Nazi propaganda on the eve of the Nazi seizure of power in 1933 emphasized the manner in which the Jews poisoned the mind and “soul” of the German people. Historians attribute this to the overwhelming presence of the small German Jewish population in the arts, politics, press, and economy; absent from the standard list, however, is the accusation that Jews contributed to Germany’s decline through the dissemination of narcotics, “the greatest toxic effect which was alien to the country and the race.”
The antisemitic association of the spread of drugs with Jews merged into a “a single toxic or epidemiological unit that menaced Germany.” Once Hitler — who ended his life, Ohler notes, as an addict in the throes of withdrawal — rose to power, narcotics were forbidden for personal use in Nazi Germany, but journalist and author Norman Ohler exposes the hypocrisy of the Nazi propaganda machine inasmuch as narcotics became a staple of German life, ranging from Hitler’s injections of Eukadol (a cousin of Heroin) by his private physician, Theodore Morell, to the use of Pervitin by the German army.
Among the many interesting sections of Ohler’s book is his discussion of Pervitin and its uses by Germans in World War II. One of the side effects of the drug was that it allowed soldiers to fight tirelessly — for more than 48 hours without sleep.

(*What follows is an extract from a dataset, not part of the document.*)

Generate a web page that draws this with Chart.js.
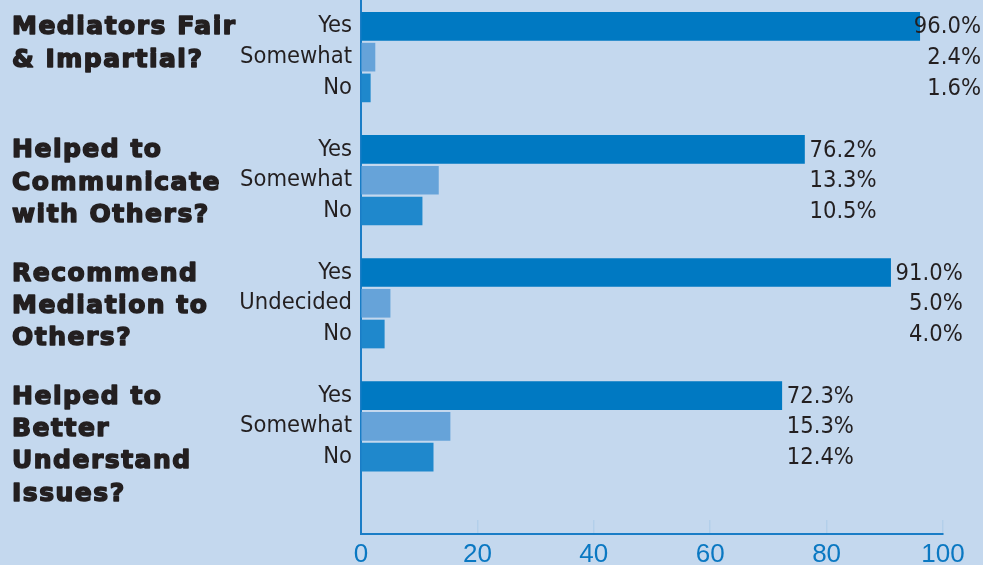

In the German’s invasion of Poland, “which led to the deaths of 100,000 Polish soldiers, and by the end of the year, 60,000 Polish citizens, the drug helped the aggressors to work without any sign of tiredness until the end of the mission… it provided that extra portion which made everything that much easier.”
Ohler also includes a chapter on the Nazi use of slave labor in Sachenhausen, where experiments were conducted on prisoners to explore how drugs might increase endurance of the Wehrmacht in battle. (The “medical” experiments at Auschwitz, by contrast, focused on brainwashing and consciousness control.) Although it is known thatEinsatzgruppen, the Wehrmacht, and Germany’s Eastern European helpers used alcohol to fortify themselves for the operations of the “Holocaust by bullets,” the use of drugs in the murder of European Jewry unfortunately remains largely unexplored.
While drugs alone cannot explain Germany’s early successes in World War II, Ohler makes an important case for the importance of the exploration of this subject toward a more complete historical understanding of the Third Reich and the Holocaust.